-- Start --

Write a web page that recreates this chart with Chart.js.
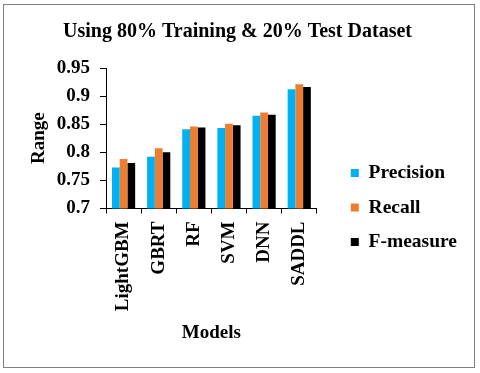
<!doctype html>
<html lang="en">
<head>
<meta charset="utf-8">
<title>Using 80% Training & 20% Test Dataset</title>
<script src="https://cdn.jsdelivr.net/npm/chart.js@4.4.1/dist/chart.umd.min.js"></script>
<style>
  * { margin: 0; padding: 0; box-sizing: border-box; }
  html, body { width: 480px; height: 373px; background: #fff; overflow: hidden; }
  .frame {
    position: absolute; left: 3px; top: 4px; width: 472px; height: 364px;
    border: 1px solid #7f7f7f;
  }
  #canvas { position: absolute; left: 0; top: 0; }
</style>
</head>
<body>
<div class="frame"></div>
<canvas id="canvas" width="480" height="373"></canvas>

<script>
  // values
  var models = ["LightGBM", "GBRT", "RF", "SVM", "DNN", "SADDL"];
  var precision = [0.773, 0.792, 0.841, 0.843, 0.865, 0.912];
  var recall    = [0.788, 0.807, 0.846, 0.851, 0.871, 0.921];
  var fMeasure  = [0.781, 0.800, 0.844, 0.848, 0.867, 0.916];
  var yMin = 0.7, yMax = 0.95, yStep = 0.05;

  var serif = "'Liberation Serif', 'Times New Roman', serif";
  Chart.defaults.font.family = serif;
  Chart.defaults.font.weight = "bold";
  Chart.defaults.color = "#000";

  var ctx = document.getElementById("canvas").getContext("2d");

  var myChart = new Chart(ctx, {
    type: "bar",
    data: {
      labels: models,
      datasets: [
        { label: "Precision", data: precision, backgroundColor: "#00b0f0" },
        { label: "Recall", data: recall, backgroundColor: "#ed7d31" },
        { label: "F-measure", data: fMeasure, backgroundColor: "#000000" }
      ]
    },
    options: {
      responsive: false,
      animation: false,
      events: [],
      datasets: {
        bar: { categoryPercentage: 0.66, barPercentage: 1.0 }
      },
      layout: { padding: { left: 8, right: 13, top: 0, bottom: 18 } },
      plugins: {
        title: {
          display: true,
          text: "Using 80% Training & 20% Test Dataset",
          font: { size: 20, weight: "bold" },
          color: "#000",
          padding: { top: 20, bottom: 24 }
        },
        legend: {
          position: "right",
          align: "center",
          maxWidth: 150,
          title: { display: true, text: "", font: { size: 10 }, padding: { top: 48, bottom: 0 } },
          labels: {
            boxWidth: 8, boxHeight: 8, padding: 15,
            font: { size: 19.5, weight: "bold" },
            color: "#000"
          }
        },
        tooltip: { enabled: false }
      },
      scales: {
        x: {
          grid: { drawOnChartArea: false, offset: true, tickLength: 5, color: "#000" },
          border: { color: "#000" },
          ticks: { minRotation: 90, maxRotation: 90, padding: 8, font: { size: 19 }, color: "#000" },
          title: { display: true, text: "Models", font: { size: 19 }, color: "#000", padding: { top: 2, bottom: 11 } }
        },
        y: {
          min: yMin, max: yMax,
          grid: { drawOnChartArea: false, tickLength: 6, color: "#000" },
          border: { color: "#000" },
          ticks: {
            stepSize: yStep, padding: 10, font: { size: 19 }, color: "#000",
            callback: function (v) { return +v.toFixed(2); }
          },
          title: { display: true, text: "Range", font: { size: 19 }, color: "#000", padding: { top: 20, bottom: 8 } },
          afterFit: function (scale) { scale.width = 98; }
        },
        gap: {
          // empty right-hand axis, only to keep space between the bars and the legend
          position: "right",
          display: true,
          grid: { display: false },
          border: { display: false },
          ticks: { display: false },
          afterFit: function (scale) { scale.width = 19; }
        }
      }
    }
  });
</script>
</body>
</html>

-- End --

* _Set exercise_:
Skip every picture and transcribe the data above exactly.

* _Worked answer_:
Write a web page that recreates this chart with Chart.js.
<!doctype html>
<html lang="en">
<head>
<meta charset="utf-8">
<title>Using 80% Training & 20% Test Dataset</title>
<script src="https://cdn.jsdelivr.net/npm/chart.js@4.4.1/dist/chart.umd.min.js"></script>
<style>
  * { margin: 0; padding: 0; box-sizing: border-box; }
  html, body { width: 480px; height: 373px; background: #fff; overflow: hidden; }
  .frame {
    position: absolute; left: 3px; top: 4px; width: 472px; height: 364px;
    border: 1px solid #7f7f7f;
  }
  #canvas { position: absolute; left: 0; top: 0; }
</style>
</head>
<body>
<div class="frame"></div>
<canvas id="canvas" width="480" height="373"></canvas>

<script>
  // values
  var models = ["LightGBM", "GBRT", "RF", "SVM", "DNN", "SADDL"];
  var precision = [0.773, 0.792, 0.841, 0.843, 0.865, 0.912];
  var recall    = [0.788, 0.807, 0.846, 0.851, 0.871, 0.921];
  var fMeasure  = [0.781, 0.800, 0.844, 0.848, 0.867, 0.916];
  var yMin = 0.7, yMax = 0.95, yStep = 0.05;

  var serif = "'Liberation Serif', 'Times New Roman', serif";
  Chart.defaults.font.family = serif;
  Chart.defaults.font.weight = "bold";
  Chart.defaults.color = "#000";

  var ctx = document.getElementById("canvas").getContext("2d");

  var myChart = new Chart(ctx, {
    type: "bar",
    data: {
      labels: models,
      datasets: [
        { label: "Precision", data: precision, backgroundColor: "#00b0f0" },
        { label: "Recall", data: recall, backgroundColor: "#ed7d31" },
        { label: "F-measure", data: fMeasure, backgroundColor: "#000000" }
      ]
    },
    options: {
      responsive: false,
      animation: false,
      events: [],
      datasets: {
        bar: { categoryPercentage: 0.66, barPercentage: 1.0 }
      },
      layout: { padding: { left: 8, right: 13, top: 0, bottom: 18 } },
      plugins: {
        title: {
          display: true,
          text: "Using 80% Training & 20% Test Dataset",
          font: { size: 20, weight: "bold" },
          color: "#000",
          padding: { top: 20, bottom: 24 }
        },
        legend: {
          position: "right",
          align: "center",
          maxWidth: 150,
          title: { display: true, text: "", font: { size: 10 }, padding: { top: 48, bottom: 0 } },
          labels: {
            boxWidth: 8, boxHeight: 8, padding: 15,
            font: { size: 19.5, weight: "bold" },
            color: "#000"
          }
        },
        tooltip: { enabled: false }
      },
      scales: {
        x: {
          grid: { drawOnChartArea: false, offset: true, tickLength: 5, color: "#000" },
          border: { color: "#000" },
          ticks: { minRotation: 90, maxRotation: 90, padding: 8, font: { size: 19 }, color: "#000" },
          title: { display: true, text: "Models", font: { size: 19 }, color: "#000", padding: { top: 2, bottom: 11 } }
        },
        y: {
          min: yMin, max: yMax,
          grid: { drawOnChartArea: false, tickLength: 6, color: "#000" },
          border: { color: "#000" },
          ticks: {
            stepSize: yStep, padding: 10, font: { size: 19 }, color: "#000",
            callback: function (v) { return +v.toFixed(2); }
          },
          title: { display: true, text: "Range", font: { size: 19 }, color: "#000", padding: { top: 20, bottom: 8 } },
          afterFit: function (scale) { scale.width = 98; }
        },
        gap: {
          // empty right-hand axis, only to keep space between the bars and the legend
          position: "right",
          display: true,
          grid: { display: false },
          border: { display: false },
          ticks: { display: false },
          afterFit: function (scale) { scale.width = 19; }
        }
      }
    }
  });
</script>
</body>
</html>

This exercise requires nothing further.